LOUISVILLE, Ky. (WDRB) -- Amid signs reading "sanctuary for all," Metro Council last month overwhelming passed what has been called a "separation ordinance."
The ordinance takes a new LMPD policy one step further. That policy says LMPD officers will no longer help immigration and customs enforcement officers when it involves only a violation of federal immigration law. The ordinance passed by Metro Council reiterates that and says no metro government employee can ask about someone's immigration status.
"I don't think we should have this ordinance at all," Metro Councilwoman Angela Leet said.

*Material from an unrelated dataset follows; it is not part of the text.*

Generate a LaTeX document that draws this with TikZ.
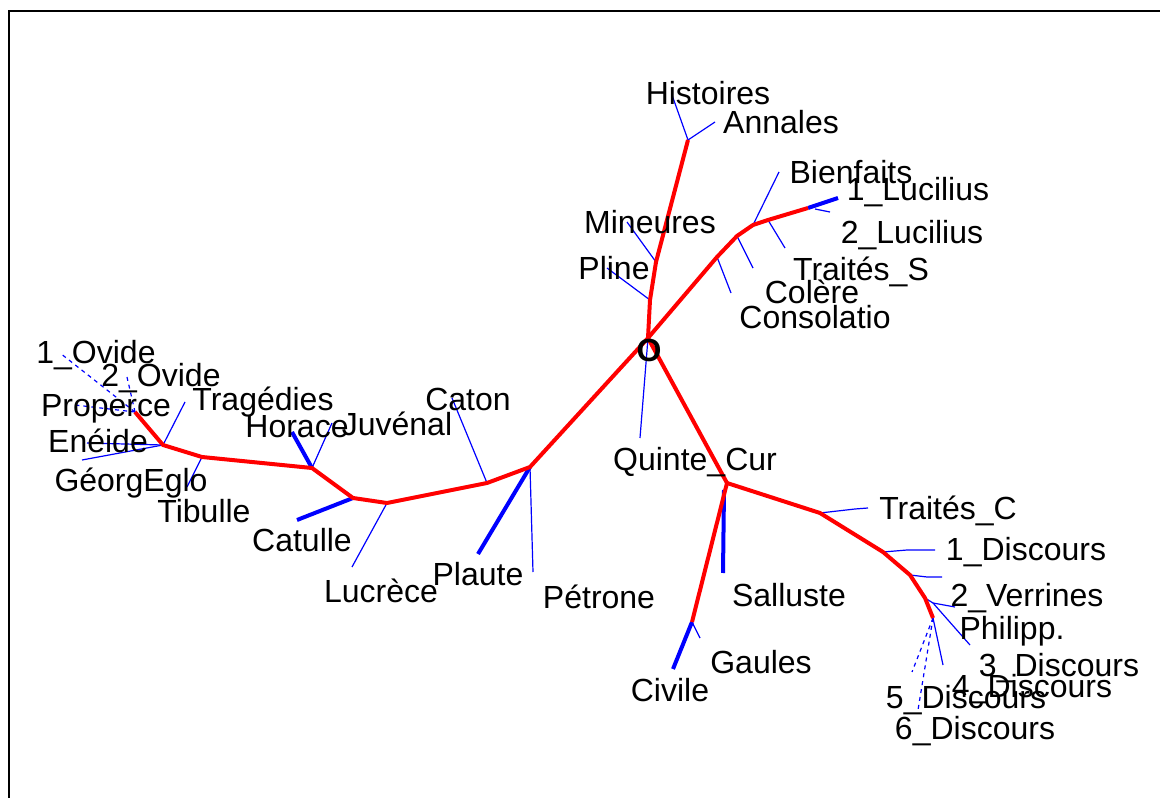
\documentclass[tikz,border=0pt]{standalone}
\usepackage{fontspec}
\setmainfont{Liberation Sans}
\begin{document}
\begin{tikzpicture}[x=0.75pt,y=-0.75pt,
  rededge/.style={draw=red, line width=3pt, line join=round},
  leaf/.style={draw=blue, line width=0.9pt},
  thickleaf/.style={draw=blue, line width=3pt},
  dleaf/.style={draw=blue, line width=0.9pt, dash pattern=on 3pt off 3pt},
  lab/.style={font=\fontsize{24}{28}\selectfont, inner sep=0pt, text=black},
  frame/.style={draw=black, line width=1.6pt}]
\useasboundingbox (0,0) rectangle (1160,798);
% frame
\coordinate (fa) at (9,798);
\coordinate (fb) at (9,11);
\coordinate (fc) at (1160,11);
\draw[frame] (fa) -- (fb) -- (fc);
% internal nodes
\coordinate (root) at (648,338);
\coordinate (p1) at (650,300);
\coordinate (p2) at (656,262);
\coordinate (p3) at (688,140);
\coordinate (q1) at (717,257);
\coordinate (q2) at (737,236);
\coordinate (q3) at (753,225);
\coordinate (q4) at (768,220);
\coordinate (q5) at (808,208);
\coordinate (l1) at (530,467);
\coordinate (l2) at (487,483);
\coordinate (l3) at (387,503);
\coordinate (l4) at (353,498);
\coordinate (l5) at (312,468);
\coordinate (l6) at (202,457);
\coordinate (l7) at (163,445);
\coordinate (l8) at (135,412);
\coordinate (m1) at (727,483);
\coordinate (m2) at (692,622);
\coordinate (r1) at (820,513);
\coordinate (r2) at (883,552);
\coordinate (r3) at (910,575);
\coordinate (r4) at (925,598);
\coordinate (r5) at (933,618);
% leaf tips
\coordinate (tHist) at (672,95);
\coordinate (tAnn) at (715,122);
\coordinate (tMin) at (627,222);
\coordinate (tPli) at (607,268);
\coordinate (tBien) at (779,172);
\coordinate (tLuc1) at (838,198);
\coordinate (tLuc2a) at (815,209);
\coordinate (tLuc2) at (830,212);
\coordinate (tTrS) at (785,248);
\coordinate (tCol) at (753,268);
\coordinate (tCons) at (731,293);
\coordinate (tQC) at (640,438);
\coordinate (tSal0) at (724,490);
\coordinate (tSal) at (723,573);
\coordinate (tCiv) at (673,669);
\coordinate (tGau) at (700,638);
\coordinate (tTrC1) at (855,509);
\coordinate (tTrC) at (868,508);
\coordinate (tD1a) at (907,550);
\coordinate (tD1) at (935,550);
\coordinate (tVa) at (927,577);
\coordinate (tV) at (942,577);
\coordinate (tPha) at (933,603);
\coordinate (tPh) at (955,607);
\coordinate (tD3) at (970,645);
\coordinate (tD4) at (943,665);
\coordinate (tD5) at (912,672);
\coordinate (tD6) at (918,710);
\coordinate (tPla) at (478,554);
\coordinate (tPet) at (533,572);
\coordinate (tCat) at (452,398);
\coordinate (tLuc) at (352,567);
\coordinate (tCatu) at (297,520);
\coordinate (tHor) at (292,432);
\coordinate (tJuv) at (332,423);
\coordinate (tTib) at (187,487);
\coordinate (tTra) at (185,402);
\coordinate (tEne) at (87,443);
\coordinate (tGeo) at (82,460);
\coordinate (tOv1) at (60,353);
\coordinate (tOv2) at (127,377);
\coordinate (tPro) at (75,405);
% blue leaves
\draw[leaf] (p3) -- (tHist);
\draw[leaf] (p3) -- (tAnn);
\draw[leaf] (p2) -- (tMin);
\draw[leaf] (p1) -- (tPli);
\draw[leaf] (q3) -- (tBien);
\draw[thickleaf] (q5) -- (tLuc1);
\draw[leaf] (tLuc2a) -- (tLuc2);
\draw[leaf] (q4) -- (tTrS);
\draw[leaf] (q2) -- (tCol);
\draw[leaf] (q1) -- (tCons);
\draw[leaf] (root) -- (tQC);
\draw[thickleaf] (tSal0) -- (tSal);
\draw[thickleaf] (m2) -- (tCiv);
\draw[leaf] (m2) -- (tGau);
\draw[leaf] (r1) -- (tTrC1) -- (tTrC);
\draw[leaf] (r2) -- (tD1a) -- (tD1);
\draw[leaf] (r3) -- (tVa) -- (tV);
\draw[leaf] (r4) -- (tPha) -- (tPh);
\draw[leaf] (tPha) -- (tD3);
\draw[leaf] (r5) -- (tD4);
\draw[dleaf] (r5) -- (tD5);
\draw[dleaf] (r5) -- (tD6);
\draw[thickleaf] (l1) -- (tPla);
\draw[leaf] (l1) -- (tPet);
\draw[leaf] (l2) -- (tCat);
\draw[leaf] (l3) -- (tLuc);
\draw[thickleaf] (l4) -- (tCatu);
\draw[thickleaf] (l5) -- (tHor);
\draw[leaf] (l5) -- (tJuv);
\draw[leaf] (l6) -- (tTib);
\draw[leaf] (l7) -- (tTra);
\draw[leaf] (l7) -- (tEne);
\draw[leaf] (l7) -- (tGeo);
\draw[dleaf] (l8) -- (tOv1);
\draw[dleaf] (l8) -- (tOv2);
\draw[dleaf] (l8) -- (tPro);
% red internal edges
\draw[rededge] (root) -- (p1) -- (p2) -- (p3);
\draw[rededge] (root) -- (q1) -- (q2) -- (q3) -- (q4) -- (q5);
\draw[rededge] (root) -- (l1) -- (l2) -- (l3) -- (l4) -- (l5) -- (l6) -- (l7) -- (l8);
\draw[rededge] (root) -- (m1) -- (m2);
\draw[rededge] (m1) -- (r1) -- (r2) -- (r3) -- (r4) -- (r5);
% labels
\node[lab] (nHist) at (708,93) {Histoires};
\node[lab] (nAnn) at (781,122) {Annales};
\node[lab] (nBien) at (851,172) {Bienfaits};
\node[lab] (nLuc1) at (918,192) {1\_Lucilius};
\node[lab] (nLuc2) at (912,235) {2\_Lucilius};
\node[lab] (nTrS) at (861,272) {Traités\_S};
\node[lab] (nCol) at (812,292) {Colère};
\node[lab] (nCons) at (815,317) {Consolatio};
\node[lab] (nMin) at (650,222) {Mineures};
\node[lab] (nPli) at (614,268) {Pline};
\node[lab, font=\fontsize{24}{28}\selectfont\bfseries] (nO) at (649,350) {O};
\node[lab] (nQC) at (695,462) {Quinte\_Cur};
\node[lab] (nTrC) at (948,511) {Traités\_C};
\node[lab] (nD1) at (1026,552) {1\_Discours};
\node[lab] (nV) at (1027,598) {2\_Verrines};
\node[lab] (nPh) at (1012,631) {Philipp.};
\node[lab] (nD3) at (1059,668) {3\_Discours};
\node[lab] (nD4) at (1032,689) {4\_Discours};
\node[lab] (nD5) at (966,700) {5\_Discours};
\node[lab] (nD6) at (975,731) {6\_Discours};
\node[lab] (nSal) at (789,595) {Salluste};
\node[lab] (nGau) at (761,662) {Gaules};
\node[lab] (nCiv) at (670,690) {Civile};
\node[lab] (nPet) at (599,597) {Pétrone};
\node[lab] (nPla) at (478,574) {Plaute};
\node[lab] (nLuc) at (381,591) {Lucrèce};
\node[lab] (nCatu) at (302,540) {Catulle};
\node[lab] (nCat) at (468,399) {Caton};
\node[lab] (nJuv) at (397,424) {Juvénal};
\node[lab] (nHor) at (297,427) {Horace};
\node[lab] (nTra) at (263,402) {Tragédies};
\node[lab] (nOv1) at (96,355) {1\_Ovide};
\node[lab] (nOv2) at (161,378) {2\_Ovide};
\node[lab] (nPro) at (106,409) {Properce};
\node[lab] (nEne) at (98,441) {Enéide};
\node[lab] (nGeo) at (131,483) {GéorgEglo};
\node[lab] (nTib) at (204,511) {Tibulle};
\end{tikzpicture}
\end{document}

Neither does the Department of Justice, which said a warning to the city of Louisville that the ordinance could violate federal law and thereby put it in danger of losing some $400,000 in grant money for LMPD used to fight drug addiction.
"When we start to get off the road and starting mapping our own laws that are in opposition to federal law, that enters dangerous territory," Leet said.
Mayor Greg Fischer will soon make the city's case to the federal government as to why the ordinance doesn't go against federal law. For now, Fischer's office and Democrats on Metro Council are downplaying the concerns about the ordinance.
Council Democratic caucus chair Bill Hollander issued this statement:
"Our legal advisors have assured us that it violates no federal law. We won't be bullied by President Trump and Jeff Sessions into making Louisville less safe."
And Fischer's spokesman says "It's unfortunate that a few councilmembers are overreacting to this news without all the facts."
But Leet said it could be tough convincing federal officials the city is not in violation.
"The language from both Minneapolis and St. Paul is very, very similar to the language passed in Louisville," Leet said. "And they declare themselves as a sanctuary city."
Fischer has until Dec. 8 to respond to the Department of Justice.